A number of high-performing medical schools that have withdrawn from the annual U.S. News & World Report rankings also have related hospitals that also regularly top the outlet’s “Best Hospitals” list. So, what might the medical school decampment mean for affiliated hospitals going forward?
Indeed, several medical schools have said their decisions to not participate in medical school rankings do not affect their related hospitals’ participation in the U.S. News “Best Hospitals” list.
The two sets of rankings have inherently different characteristics. The methodology for the medical school rankings involves surveying schools accredited by the Liaison Committee on Medical Education or the American Osteopathic Association, according to U.S. News. Then that data, along with results from peer assessment surveys, are used to calculate overall rankings as well as eight medical field specialty rankings.
However, when it comes to hospital rankings, U.S. News evaluates each hospital’s performance using measures from data provided by the Centers for Medicare & Medicaid Services as well as the American Hospital Association, professional organizations, and medical specialists, as previously reported by MedPage Today. “Hospitals do not submit data for any of our adult specialty rankings or [procedure and condition] rankings, including our general Best Hospitals rankings,” a spokesperson for U.S. News confirmed to MedPage Today in an email.
MedPage Today reached out to the 20 hospitals that comprised the most recent “Best Hospitals” honor roll list from U.S. News about their viewpoints in the wake of a number of medical school withdrawals. (A handful of these hospitals have had affiliated medical schools publicly state they will no longer participate in the U.S. News rankings.)
In an email to MedPage Today, a spokesperson said Mount Sinai Health System in New York City — whose Icahn School of Medicine has announced it will no longer participate in the medical school rankings — has not had any discussions about the “Best Hospitals” rankings at the present time.
“For now, our decision to withdraw applies only to the medical school rankings, but we will re-evaluate our participation in other U.S. News rankings over time,” Dennis Charney, MD, dean of the Icahn School of Medicine and president for academic affairs at Mount Sinai Health System, and David Muller, MD, dean for medical education at Icahn, stated in a public letter issued earlier this week.

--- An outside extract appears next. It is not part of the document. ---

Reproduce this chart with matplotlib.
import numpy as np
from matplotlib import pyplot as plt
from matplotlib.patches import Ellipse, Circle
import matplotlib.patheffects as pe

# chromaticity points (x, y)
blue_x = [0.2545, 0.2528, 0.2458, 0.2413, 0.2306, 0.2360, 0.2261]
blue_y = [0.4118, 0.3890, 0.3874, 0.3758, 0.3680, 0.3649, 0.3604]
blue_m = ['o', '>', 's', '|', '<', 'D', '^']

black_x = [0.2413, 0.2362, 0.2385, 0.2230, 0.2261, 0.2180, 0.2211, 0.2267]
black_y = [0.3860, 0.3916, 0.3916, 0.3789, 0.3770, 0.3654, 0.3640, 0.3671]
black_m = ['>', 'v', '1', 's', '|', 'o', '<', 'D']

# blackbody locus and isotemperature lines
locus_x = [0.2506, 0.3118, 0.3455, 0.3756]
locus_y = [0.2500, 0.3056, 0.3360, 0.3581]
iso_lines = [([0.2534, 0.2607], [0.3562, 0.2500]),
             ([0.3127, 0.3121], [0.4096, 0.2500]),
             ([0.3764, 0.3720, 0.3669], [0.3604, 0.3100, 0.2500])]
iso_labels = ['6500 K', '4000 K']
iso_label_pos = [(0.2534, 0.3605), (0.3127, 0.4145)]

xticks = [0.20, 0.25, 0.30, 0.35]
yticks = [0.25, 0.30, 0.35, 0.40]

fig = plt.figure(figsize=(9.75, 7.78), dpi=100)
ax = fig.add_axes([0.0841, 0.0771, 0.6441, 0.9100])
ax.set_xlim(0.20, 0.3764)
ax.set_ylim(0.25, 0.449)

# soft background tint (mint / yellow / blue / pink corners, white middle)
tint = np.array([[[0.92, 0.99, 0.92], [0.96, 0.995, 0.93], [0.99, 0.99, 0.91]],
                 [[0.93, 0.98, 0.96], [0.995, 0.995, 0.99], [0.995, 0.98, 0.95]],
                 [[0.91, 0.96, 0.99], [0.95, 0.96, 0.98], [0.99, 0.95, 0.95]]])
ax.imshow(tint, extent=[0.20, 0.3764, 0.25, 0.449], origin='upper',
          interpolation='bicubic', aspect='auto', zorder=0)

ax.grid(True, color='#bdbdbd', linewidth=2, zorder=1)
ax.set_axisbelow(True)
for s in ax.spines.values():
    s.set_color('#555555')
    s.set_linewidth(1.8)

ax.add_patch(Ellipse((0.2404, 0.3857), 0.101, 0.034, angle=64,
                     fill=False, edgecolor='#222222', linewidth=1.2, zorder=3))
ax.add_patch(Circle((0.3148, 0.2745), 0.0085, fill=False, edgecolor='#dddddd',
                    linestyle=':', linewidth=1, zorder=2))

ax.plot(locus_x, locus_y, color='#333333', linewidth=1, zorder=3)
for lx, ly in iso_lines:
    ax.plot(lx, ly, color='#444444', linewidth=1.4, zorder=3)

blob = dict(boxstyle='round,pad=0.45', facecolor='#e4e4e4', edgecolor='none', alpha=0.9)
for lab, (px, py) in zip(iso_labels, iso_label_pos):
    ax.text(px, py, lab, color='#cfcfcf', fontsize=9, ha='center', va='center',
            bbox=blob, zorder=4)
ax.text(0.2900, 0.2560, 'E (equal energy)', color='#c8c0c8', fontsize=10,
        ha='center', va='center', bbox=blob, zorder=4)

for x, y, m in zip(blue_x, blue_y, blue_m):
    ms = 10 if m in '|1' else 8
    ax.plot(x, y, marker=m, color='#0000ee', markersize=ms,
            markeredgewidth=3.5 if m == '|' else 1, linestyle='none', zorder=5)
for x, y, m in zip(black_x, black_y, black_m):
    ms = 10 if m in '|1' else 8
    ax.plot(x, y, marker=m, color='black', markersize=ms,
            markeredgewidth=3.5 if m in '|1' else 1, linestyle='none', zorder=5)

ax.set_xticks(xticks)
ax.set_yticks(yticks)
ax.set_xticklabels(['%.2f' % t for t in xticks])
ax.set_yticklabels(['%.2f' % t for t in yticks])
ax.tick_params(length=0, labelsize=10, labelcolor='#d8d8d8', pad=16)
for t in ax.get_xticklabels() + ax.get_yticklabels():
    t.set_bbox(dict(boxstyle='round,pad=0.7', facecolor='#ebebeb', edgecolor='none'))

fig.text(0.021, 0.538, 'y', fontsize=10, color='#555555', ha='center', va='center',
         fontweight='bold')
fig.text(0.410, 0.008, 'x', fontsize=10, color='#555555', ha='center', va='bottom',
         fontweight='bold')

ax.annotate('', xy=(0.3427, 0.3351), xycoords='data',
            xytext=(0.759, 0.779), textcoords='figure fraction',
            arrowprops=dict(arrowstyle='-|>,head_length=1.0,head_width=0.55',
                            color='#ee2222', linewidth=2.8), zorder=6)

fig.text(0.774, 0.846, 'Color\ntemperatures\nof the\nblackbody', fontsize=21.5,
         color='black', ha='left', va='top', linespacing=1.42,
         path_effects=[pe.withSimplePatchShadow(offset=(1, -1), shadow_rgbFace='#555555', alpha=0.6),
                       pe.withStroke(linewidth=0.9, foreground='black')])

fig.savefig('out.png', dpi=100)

A spokesperson for Vanderbilt University Medical Center in Nashville told MedPage Today that, “while they may share the U.S. News name, we have viewed these rankings as separate measures,” declining further comment.
Other institutions noted additional nuance about the rankings.

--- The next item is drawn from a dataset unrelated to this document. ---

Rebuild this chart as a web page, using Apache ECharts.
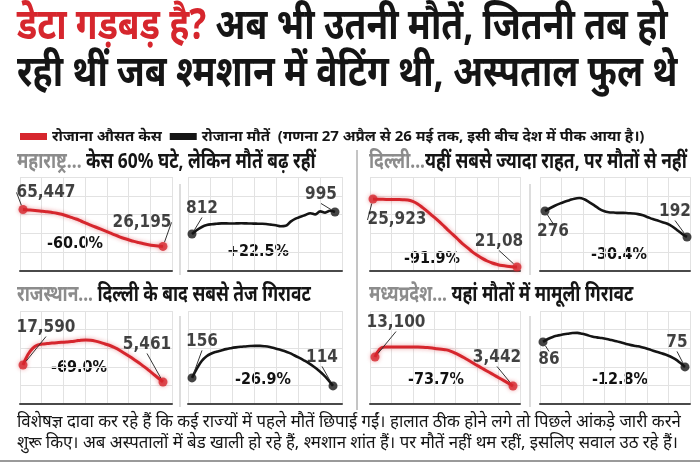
<!DOCTYPE html>
<html>
<head>
<meta charset="utf-8">
<script src="https://cdn.jsdelivr.net/npm/echarts@6/dist/echarts.min.js"></script>
<style>
html, body { margin: 0; padding: 0; background: #fff; }
#box { width: 700px; height: 466px; }
</style>
</head>
<body>
<div id="box"></div>
<script>
// 27 अप्रैल से 26 मई तक
var days = ['27/4','28/4','29/4','30/4','1/5','2/5','3/5','4/5','5/5','6/5','7/5','8/5','9/5','10/5','11/5',
    '12/5','13/5','14/5','15/5','16/5','17/5','18/5','19/5','20/5','21/5','22/5','23/5','24/5','25/5','26/5'];

// रोजाना औसत केस / रोजाना मौतें (चित्र से अनुमान)
var mhCases = [65447,65000,64600,64100,63500,63000,62300,61500,60300,58800,57000,55300,53200,51000,48900,
    46800,44700,42600,40500,38400,36400,34600,33000,31500,30200,29000,28000,27200,26600,26195];
var mhDeaths = [812,845,870,886,893,897,900,900,899,900,901,900,899,898,897,
    895,890,884,876,880,915,940,955,970,985,975,1000,990,1005,995];
var dlCases = [25923,25850,25800,25780,25760,25740,25700,25600,25100,24200,22900,21500,20000,18500,16900,
    15200,13600,12000,10300,8900,7400,6200,5100,4200,3500,3000,2600,2350,2200,2108];
var dlDeaths = [276,285,293,300,306,311,316,318,314,305,295,284,276,272,271,
    270,270,269,268,266,262,256,250,245,240,235,226,214,202,192];
var rjCases = [17590,25000,29500,31800,32600,33000,33300,33600,33900,34100,34400,34900,35400,35500,35300,
    34700,33800,32700,31600,30000,28200,26100,23900,21600,19200,16600,13900,11100,8300,5461];
var rjDeaths = [156,205,245,270,284,293,300,307,312,316,319,321,323,324,324,
    322,318,312,305,297,287,275,262,248,233,216,196,173,146,114];
var mpCases = [13100,15800,16450,16480,16470,16460,16450,16460,16450,16420,16350,16250,16100,15900,15700,
    15500,15000,14300,13500,12600,11700,10700,9800,8900,8000,7100,6200,5300,4400,3442];
var mpDeaths = [86,87.3,88.2,88.8,89.3,89.6,89.9,90,89.6,89.0,88.4,88.0,87.7,87.3,86.8,
    86.3,85.7,85.1,84.6,84.2,83.8,83.2,82.5,81.8,81.1,80.5,79.6,78.4,76.8,75];

var startText = ['65,447','812','25,923','276','17,590','156','13,100','86'];
var endText = ['26,195','995','21,08','192','5,461','114','3,442','75'];
var pctText = ['-60.0%','+22.5%','-91.9%','-30.4%','-69.0%','-26.9%','-73.7%','-12.8%'];

var caseName = 'रोजाना औसत केस';
var deathName = 'रोजाना मौतें';
var note = '(गणना 27 अप्रैल से 26 मई तक, इसी बीच देश में पीक आया है।)';

var RED = '#d6262d';
var BLACK = '#151515';
var FONT = '"Noto Sans", "DejaVu Sans", sans-serif';
var NUMFONT = '"DejaVu Sans Condensed", "Liberation Sans Narrow", "Roboto", sans-serif';

var seriesData = [mhCases, mhDeaths, dlCases, dlDeaths, rjCases, rjDeaths, mpCases, mpDeaths];

// पैनल की जगह (लेआउट)
var boxes = [
    {L: 20, R: 172, s: 23, e: 163, T: 177, H: 94},
    {L: 188, R: 342, s: 192, e: 335, T: 177, H: 94},
    {L: 370, R: 520, s: 373, e: 517, T: 177, H: 94},
    {L: 540, R: 690, s: 545, e: 687, T: 177, H: 94},
    {L: 20, R: 172, s: 23, e: 163, T: 311, H: 93},
    {L: 188, R: 342, s: 192, e: 333, T: 311, H: 93},
    {L: 370, R: 520, s: 375, e: 513, T: 311, H: 93},
    {L: 540, R: 690, s: 543, e: 685, T: 311, H: 93}
];
var yRange = [[0,100000],[504,1286],[692,33631],[82,386],[-10333,56310],[19,507],[-2583,28472],[58.7,99.6]];
var labelOffset = [
    [[23,-17],[-21,-24]],
    [[10,-25],[-14,-17]],
    [[24,21],[-18,-25]],
    [[8,21],[-12,-25]],
    [[23,-37],[-16,-37]],
    [[10,-36],[-11,-28]],
    [[21,-34],[-16,-28]],
    [[6,18],[-8,-24]]
];
var pctPos = [[75,244],[258,252],[432,259],[619,255],[79,368],[263,380],[436,380],[620,380]];

var grids = [], xAxes = [], yAxes = [], series = [], graphics = [];

boxes.forEach(function (b, i) {
    var g0 = i * 2, g1 = i * 2 + 1;
    var isCase = i % 2 === 0;
    var color = isCase ? RED : BLACK;
    // ग्रिड रेखाएँ
    grids.push({left: b.L, top: b.T, width: b.R - b.L, height: b.H});
    // डेटा
    grids.push({left: b.s, top: b.T, width: b.e - b.s, height: b.H});
    xAxes.push({
        type: 'value', gridIndex: g0, min: 0, max: 7, interval: 1,
        axisLabel: {show: false}, axisTick: {show: false},
        axisLine: {show: true, lineStyle: {color: '#4a4a4a', width: 2}},
        splitLine: {show: true, lineStyle: {color: '#e2e2e2', width: 1}}
    });
    yAxes.push({
        type: 'value', gridIndex: g0, min: 0, max: 5, interval: 1,
        axisLabel: {show: false}, axisTick: {show: false}, axisLine: {show: false},
        splitLine: {show: true, lineStyle: {color: '#e2e2e2', width: 1}}
    });
    xAxes.push({type: 'category', gridIndex: g1, data: days, boundaryGap: false, show: false});
    yAxes.push({type: 'value', gridIndex: g1, min: yRange[i][0], max: yRange[i][1], show: false});

    var vals = seriesData[i];
    series.push({
        name: isCase ? caseName : deathName,
        type: 'line', xAxisIndex: g1, yAxisIndex: g1,
        data: vals, smooth: 0.4, showSymbol: false,
        lineStyle: isCase
            ? {color: color, width: 3, shadowBlur: 4, shadowColor: 'rgba(214,38,45,0.45)'}
            : {color: color, width: 2.6},
        itemStyle: {color: color},
        z: 3
    });
    series.push({
        name: isCase ? caseName : deathName,
        type: 'scatter', xAxisIndex: g1, yAxisIndex: g1,
        data: [[days[0], vals[0]], [days[days.length - 1], vals[vals.length - 1]]],
        symbolSize: 9,
        itemStyle: isCase
            ? {color: color, shadowBlur: 4, shadowColor: 'rgba(214,38,45,0.5)'}
            : {color: color},
        label: {
            show: true, position: 'inside',
            formatter: function (p) { return p.dataIndex === 0 ? startText[i] : endText[i]; },
            color: '#111', fontSize: 17, fontWeight: 'bold', fontFamily: NUMFONT
        },
        labelLayout: function (p) {
            var o = labelOffset[i][p.dataIndex];
            return {dx: o[0], dy: o[1]};
        },
        labelLine: {show: true, lineStyle: {color: '#333', width: 1}},
        z: 4
    });
    graphics.push({
        type: 'text', x: pctPos[i][0], y: pctPos[i][1],
        style: {text: pctText[i], fill: '#111', fontSize: 16, fontWeight: 'bold', fontFamily: NUMFONT,
            align: 'center', verticalAlign: 'middle'}
    });
});

// विभाजक रेखाएँ
graphics.push({type: 'line', shape: {x1: 357, y1: 150, x2: 357, y2: 410}, style: {stroke: '#8a8a8a', lineWidth: 1}});
graphics.push({type: 'line', shape: {x1: 180, y1: 184, x2: 180, y2: 275}, style: {stroke: '#bbb', lineWidth: 1}});
graphics.push({type: 'line', shape: {x1: 530, y1: 184, x2: 530, y2: 275}, style: {stroke: '#bbb', lineWidth: 1}});
graphics.push({type: 'line', shape: {x1: 180, y1: 316, x2: 180, y2: 407}, style: {stroke: '#bbb', lineWidth: 1}});
graphics.push({type: 'line', shape: {x1: 530, y1: 316, x2: 530, y2: 407}, style: {stroke: '#bbb', lineWidth: 1}});
graphics.push({type: 'line', shape: {x1: 0, y1: 461, x2: 700, y2: 461}, style: {stroke: '#9a9a9a', lineWidth: 2}});

// शीर्षक और टेक्स्ट (संकरा फ़ॉन्ट जैसा दिखाने को scaleX)
function headText(txt, x, y) {
    return {
        type: 'text', x: x, y: y, scaleX: 0.885, scaleY: 1.08,
        style: {
            text: txt, fill: '#151515', fontSize: 40, fontWeight: 'bold', fontFamily: FONT,
            verticalAlign: 'top',
            rich: {r: {fill: RED, fontSize: 40, fontWeight: 'bold', fontFamily: FONT}}
        }
    };
}
function secText(txt, x, y) {
    return {
        type: 'text', x: x, y: y, scaleX: 0.79,
        style: {
            text: txt, fill: '#151515', fontSize: 22, fontWeight: 'bold', fontFamily: FONT,
            verticalAlign: 'top',
            rich: {g: {fill: '#8c8c8c', fontSize: 22, fontWeight: 'bold', fontFamily: FONT}}
        }
    };
}
graphics.push(headText('{r|डेटा गड़बड़ है?} अब भी उतनी मौतें, जितनी तब हो', 17, 5));
graphics.push(headText('रही थीं जब श्मशान में वेटिंग थी, अस्पताल फुल थे', 17, 52));
graphics.push(secText('{g|महाराष्ट्र...} केस 60% घटे, लेकिन मौतें बढ़ रहीं', 17, 151));
graphics.push(secText('{g|दिल्ली...}यहीं सबसे ज्यादा राहत, पर मौतों से नहीं', 369, 151));
graphics.push(secText('{g|राजस्थान...} दिल्ली के बाद सबसे तेज गिरावट', 17, 284));
graphics.push(secText('{g|मध्यप्रदेश...} यहां मौतों में मामूली गिरावट', 369, 284));
graphics.push({
    type: 'text', x: 17, y: 412,
    style: {
        text: 'विशेषज्ञ दावा कर रहे हैं कि कई राज्यों में पहले मौतें छिपाई गईं। हालात ठीक होने लगे तो पिछले आंकड़े जारी करने\n' +
              'शुरू किए। अब अस्पतालों में बेड खाली हो रहे हैं, श्मशान शांत हैं। पर मौतें नहीं थम रहीं, इसलिए सवाल उठ रहे हैं।',
        fill: '#151515', fontSize: 16.8, fontFamily: FONT, lineHeight: 21, verticalAlign: 'top'
    }
});

var myChart = echarts.init(document.getElementById('box'));
var option = {
    backgroundColor: '#fff',
    animation: false,
    legend: {
        left: 15, top: 124,
        icon: 'rect', itemWidth: 27, itemHeight: 7, itemGap: 8,
        data: [{name: caseName, itemStyle: {color: RED}}, {name: deathName, itemStyle: {color: BLACK}}],
        formatter: function (name) { return name === deathName ? name + '  ' + note : name; },
        textStyle: {fontSize: 15, fontWeight: 'bold', color: '#151515', fontFamily: FONT},
        selectedMode: false
    },
    grid: grids,
    xAxis: xAxes,
    yAxis: yAxes,
    series: series,
    graphic: graphics
};
myChart.setOption(option);
</script>
</body>
</html>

“We are proud to be annually ranked (considered) as one of the very best medical schools in the United States and the world,” a spokesperson for Johns Hopkins Medicine wrote in an emailed statement. “We also know that rankings do not fully account for the many factors that distinguish one medical school from another. Like a number of our peer medical schools, we have concerns about the impact such rankings have on the decisions made by students. At this time, we are still sending information to U.S. News & World Report, but, as we do each year, we will consider our future participation.”
A spokesperson for NYU Langone Health told MedPage Today that the academic medical centers that said they will withdraw from U.S. News rankings “made a decision that is best for their institutions,” adding “we will do what is in the best interest of NYU Langone Grossman School of Medicine, our students, and our patients.”
A University of Michigan spokesperson noted there have been no changes to its current approach when it comes to the U.S. News rankings. Spokespersons for two other hospitals on the most recent “Best Hospitals” honor roll list referenced that the hospital rankings are compiled through the use of public data. Three other requests for comment were declined, and requests for comment to the remaining institutions regarding the hospital rankings were not immediately returned.
Several schools noted they may continue to be included on the medical school rankings, regardless of their decision to withdraw.
“In the near term, U.S. News is likely to continue ranking schools that have withdrawn by using publicly available data,” Charney and Muller of Mount Sinai wrote in part. “As we withdraw from the rankings, we are prepared to make significant investments to ensure that our vision, mission, values, and accomplishments define our reputation and are widely known. In the long term, we firmly believe that the many benefits that will accrue from the decision to withdraw will far outweigh the inequitable benefit that some schools have enjoyed as a result of the rankings.”
Based on last year’s schedule, the U.S. News medical school rankings are due to be published in March, followed by the hospital rankings in July.